Documentarian Morgan Spurlock likes stunts. For Super Size Me, he gorged himself on McDonald’s burgers and fries to make a point about obesity. He dealt with product placement, marketing and advertising in The Greatest Movie Ever Sold by attempting to get corporate sponsorship for every aspect of his life. Now, in his latest film, Mansome—which premiered at the Tribeca Film Festival—he tackles the not-so-pretty side of male beauty. (Executive producers Will Arnett and Jason Bateman even submit to an on-camera spa day.) Spurlock spoke to TIME about the hairy world of manscaping, the lengths to which men now go in order to look perfect and what it all implies about our concepts of manliness.
What did your personal grooming habits look like before you started this project?
I was a very minimal and quick-out-of-the-house groomer, and I still am. It still takes me probably about 20 minutes from the time that I wake up to when I leave, so it’s not like I’ve done anything different. I haven’t been going in for laser treatments or exfoliating treatments or anything. I use the same products that I used before. I’ve still got two giant bottles of Mane ‘n Tail shampoo in my shower from The Greatest Movie Ever Sold.
Did making the film change your ideas about female grooming habits?

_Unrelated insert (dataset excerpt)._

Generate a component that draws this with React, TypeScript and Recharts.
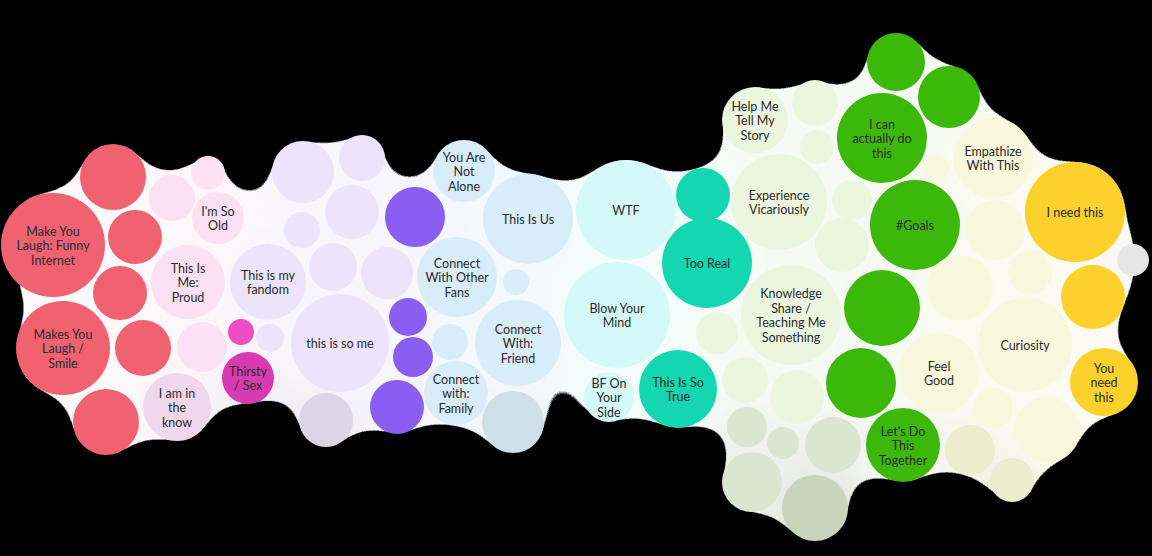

I think what you start to realize is that men have been made to feel just as insecure as women have for decades. Now with the commodification of manliness, we’re seeing through advertisements and through magazines this idea that you’re too fat, you’re not good enough, you should look better, if you really want to get a woman this is what you should do. It’s interesting what’s transpired over the last 10 or 15 years.
Do you have a theory about what caused that change?
I think a lot of what always pushes things is financial prospects. Just as the industry drives bad eating habits, I think the industry also drives grooming habits. It’s a multi-multi-billion-dollar business that does have a tremendous amount of influence on the choices we make.
(MORE: Spurlock’s ‘Greatest Story’ and Other Film Product Placements)
It sounds like you think the topic is pretty serious—how do you go about about using humor and comedians to address it?
We have a mantra that we try to live by in my company, which is “if you can make someone laugh, you can make someone listen.” Through humor you can get people to pay attention. You can also have people leave with a lot more information. You can only browbeat and hector someone for so long before they kind of shut off.
The film also features competitive beard-builders and addresses the connection between their beards and their sense of manliness. But your own mustache has come and gone a few times recently.
It’s one of those things where the minute I shave it off I become completely unrecognizable. It’s great because I can suddenly become invisible and that’s nice, but I think at the same time you want to be judged on something more than a mustache, the quality of your work or the content of your character or whatever it may be.
(MORE: 10 Questions for Morgan Spurlock)
So have your feelings about your mustache changed?
I never had that much of a feeling about it either way. It was one of those things where I could always shave it off if I wanted to or keep it if I wanted to. I kept it for years because I’d been working for years. This was one of the few times where I wasn’t going right into another project or in the middle of one where I needed to still have the mustache.
And how does it feel when you don’t have it?
It’s just weird. You look in the mirror and it’s like, “Wow, somebody else slept in my bed. Who’s that guy?”
I’ve read that you’re working on a fiction project. What can you tell us about it?
Not anything more than I’ve told anyone else. We’re developing a fiction project that hopefully will be shooting this summer.
And now that you’re done filming Mansome, are there any grooming routines you saw that you would never do?
Apparently there are guys who get pejazzled [the practice of applying tiny Swarovski crystals to a man’s…]. There are girls who get vajazzled and apparently there are guys who get pejazzled. We tried to get somebody to go on camera and talk about his pejazzling and we couldn’t.
Did you hear of any other rituals that really surprised you?
The fact that mantyhose actually exist is more frightening to me than anything. And the professional wrestler in the film, who has to shave this body every day. To do his job he has to get up and shave down any bit of hair that has grown out. From head to toe, he has to be completely clean-shaven. With that I’m like, yeah, that sounds a bit extreme and it sounds like a lot of work, but I would shave myself down before I would want to walk around in mantyhose.
(MORE: Introducing Mantyhose. Yes, Mantyhose.)
Do you think mantyhose has some kind of deeper meaning?
That’s a good question for a man who wears mantyhose.
The film Mansome is currently playing at the Tribeca Film Festival and will be released in theaters nationwide on May 18.